NOTRE SÉLECTION
Un monde ancien qui disparaît au profit d’une société moderne où les valeurs ne sont plus les mêmes. Tels sont les enjeux portés haut par Un silence brutal. Âpre prise de conscience d’une inexorable évolution.
Il y a les écrivains du Sud, ceux de NouvelleAngleterre ou de la côte Ouest, et ceux dont la plume n’a pas d’égale pour dire le fourmillement de New York. S’il fallait ancrer l’oeuvre de Ron Rash dans un territoire, elle se situerait entre monts et rivières dans un coin perdu des Appalaches, en Caroline du Nord où l’écrivain vit aujourd’hui, ou du Sud, où il est né et a grandi. Auteur reconnu de romans noirs, lauréat en 2014 du Grand Prix de littérature policière pour
Une terre d’ombre, Ron Rash s’est d’abord essayé à l’écriture de nouvelles et de poèmes avant de se tourner vers la fiction romanesque.

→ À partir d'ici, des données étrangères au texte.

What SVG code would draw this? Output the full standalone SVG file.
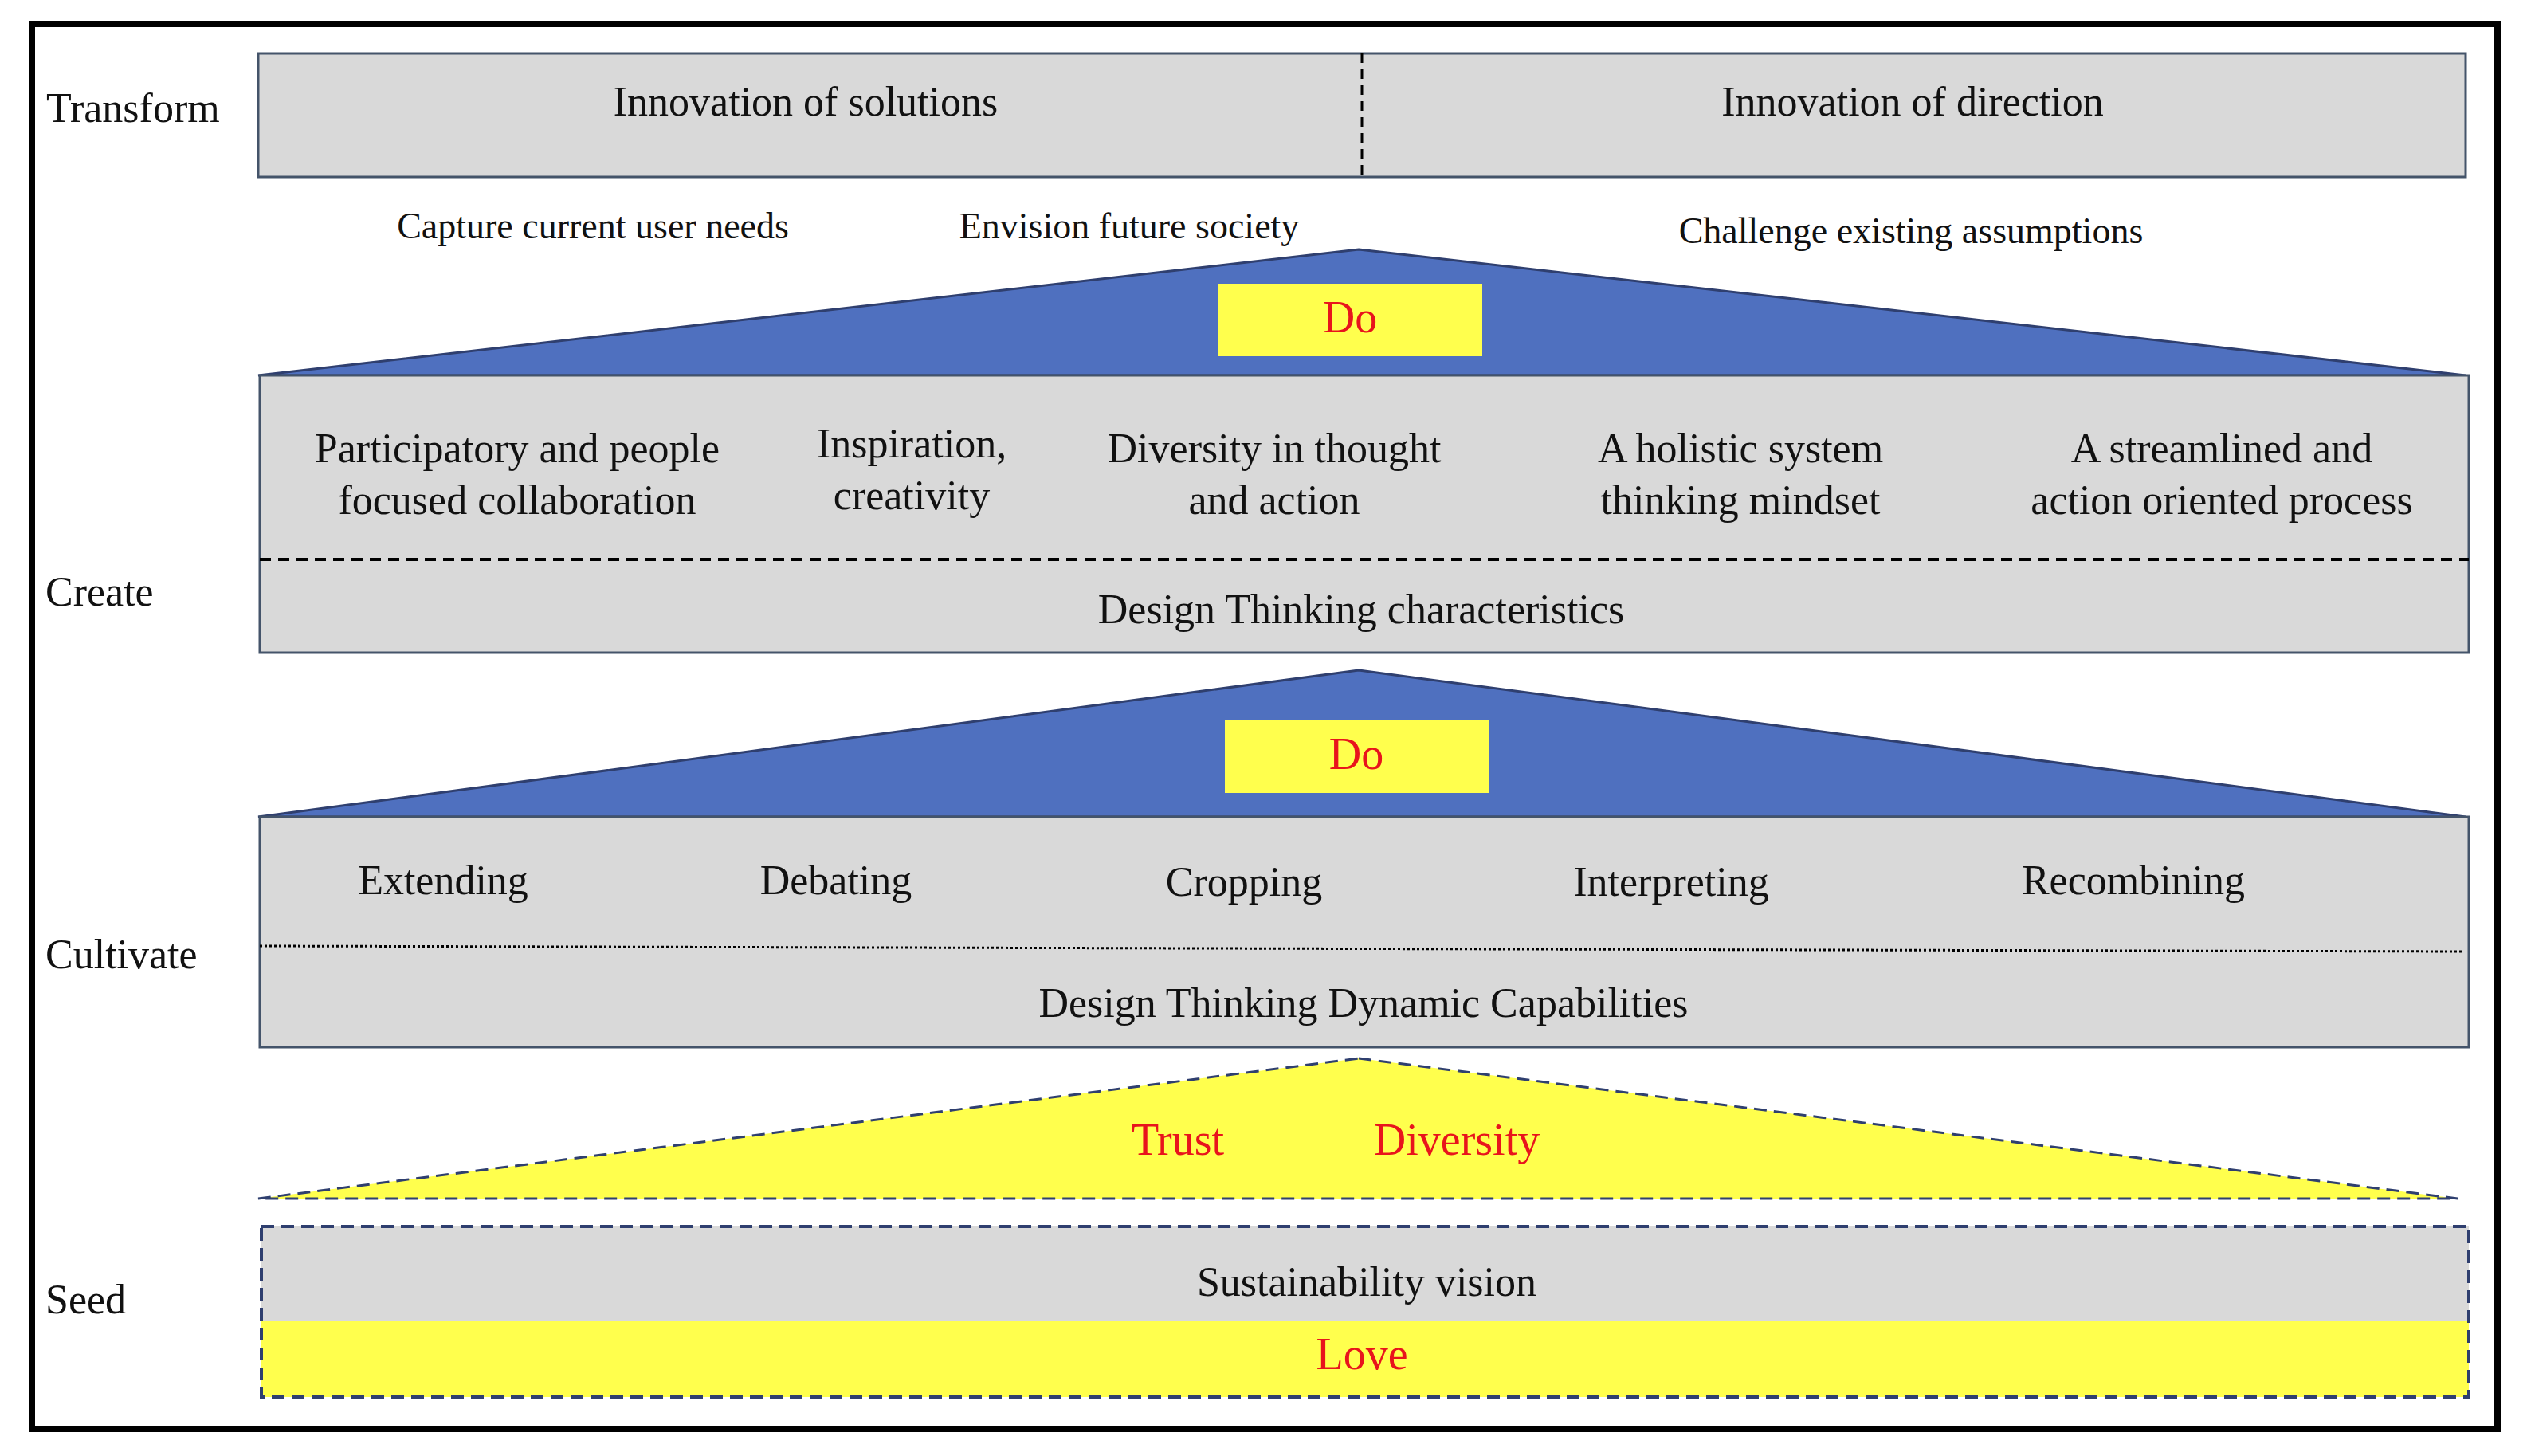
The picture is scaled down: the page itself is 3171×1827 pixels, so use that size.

L’ouverture de Un silence brutal en appelle d’ailleurs à ses premières amours, tant le style se rapproche de la prose poétique. Traumatisée, enfant, par une fusillade et, adulte, par la mort de son compagnon engagé dans l’écoterrorisme, Becky Shytle a trouvé refuge dans la nature en devenant garde forestier dans un parc national, et poète à ses heures perdues. La rédaction de son journal alterne avec le récit moins contemplatif et beaucoup plus sombre de Les, le shérif du comté sur le point de prendre
sa retraite après trente et un ans de bons et loyaux services, entre règlement de disputes conjugales et lutte contre les stupéfiants, contre les ravages de la méthamphétamine en particulier. Alors qu’il pensait tranquillement régler quelques derniers détails avant de passer la main à son second, Les reçoit le coup de fil d’Harold Tucker, le riche propriétaire d’un hôtel haut de gamme : des litres de pétrole lampant ont été déversés dans la rivière traversant sa propriété, mettant en péril son écosystème et la manne financière qu’elle lui rapporte. Sur les caméras de vidéosurveillance, l’imposante silhouette de Gerald Blackwelder, le propriétaire du terrain voisin, laisse peu de place au doute quant à l’identité du coupable. « Un banc de sable en amont était teinté de rouge, comme si la rivière saignait. » Deux visions s’affrontent dès lors : celle, partagée par Les, Becky et Gerald, d’un monde en train de disparaître, dépourvu de tout manichéisme, où les lois ne suffisent pas à garantir ce qui est juste ou non, et celle d’Harold Tucker, plus monolithique, où l’exploitation des ressources naturelles est avant tout gage de profit. Proche de Gerald, Becky le sait incapable de commettre un tel crime à l’encontre du vivant, quand Les, plus pragmatique, enquête sur le passé du vieil homme, marqué par la mort de son fils unique pendant la guerre du Golfe.
Immergé dans le quotidien de cette petite ville dont le nom n’est jamais prononcé mais que la pauvreté, les ravages de la drogue et les conséquences désastreuses de la crise de 2008 caractérisent, le lecteur suit l’avancée d’une enquête dont le nombre de coupables éventuels, au lieu de décroître, se démultiplie. « Dans les pires moments, le comté ressemblait à une toile gigantesque. L’araignée remuait et de nombreux fils reliés les uns aux autres se mettaient à vibrer. » Si les lieux n’ont rien d’une sinécure, les paysages semblent avoir une influence directe sur la psychologie des personnages, et la nature environnante, pourtant majestueuse, ne révèle pas toujours le meilleur de l’humain. Comme souvent dans les romans de Ron Rash, la destruction de la faune et de la flore devient la métaphore d’une humanité corrompue, divisée entre son appartenance à un monde ancien, celui d’une Amérique rurale en apparence immuable, et les bouleversements engendrés par une société moderne où tout semble s’emballer.